The message appeared to mimic biblical language, although the words themselves aren’t in the Bible.

It was the second time in two years that a rainbow crosswalk had been targeted with graffiti in North Vancouver.

Sahak said images captured by a nearby surveillance camera showed a black vehicle – identified as a Chrysler 300 – parking near to the rainbow crosswalk at 4:30 a.m. on Aug. 2. The driver is then seen walking to the crosswalk, using spray paint and then walking back to the car and driving away, he said.

crosswalk vandal footage
North Vancouver RCMP have released security camera images of a suspect vehicle. | NV RCMP

Police are asking anyone who recognizes the vehicle, or who has information about the crime, to contact the North Vancouver RCMP.

Both the North Shore Pride Alliance and City of North Vancouver have condemned the defacing of the crosswalk.

Pride Alliance founder Chris Bolton told the North Shore News in August the vandalism was hurtful.

“It brings me back to that eight-year-old at Ridgeway Elementary school being told that I was wrong, and I don’t belong,” he said.

Mayor Linda Buchanan issued a statement saying she was “saddened and angered” by the actions. “It’s not who we are as a community,” she said.

Buchanan said at the time she believes the city’s residents overwhelmingly believe in love and equity and that efforts to undermine that are “unacceptable.”

Bolton said the most supportive thing the wider community can do is confront hate in any form it arises.

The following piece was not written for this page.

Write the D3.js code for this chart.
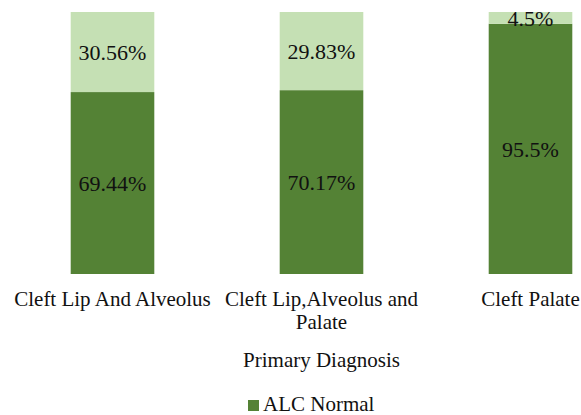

“You have to make a difference where you are. That’s what it is. If you see anybody being othered or discriminated against, you have to stop it dead in its tracks,” he said. “And that goes for LGBTQ issues, it goes to the BIPOC community. It goes for everybody.”

In 2019, the City of North Vancouver was the first municipality on the North Shore to install a rainbow crosswalk as a symbol of welcoming and inclusion.

In 2021, the District of North Vancouver’s rainbow crosswalk outside Lynn Valley Village was defaced with hateful language just days after it was unveiled. No one was ever arrested.

Meanwhile, anyone with information about this graffiti can contact North Vancouver RCMP at 604-985-1311 and quote file #22-19179.

Sahak said anyone who has been negatively impacted by the incident can also speak with the North Vancouver RCMP’s victim services.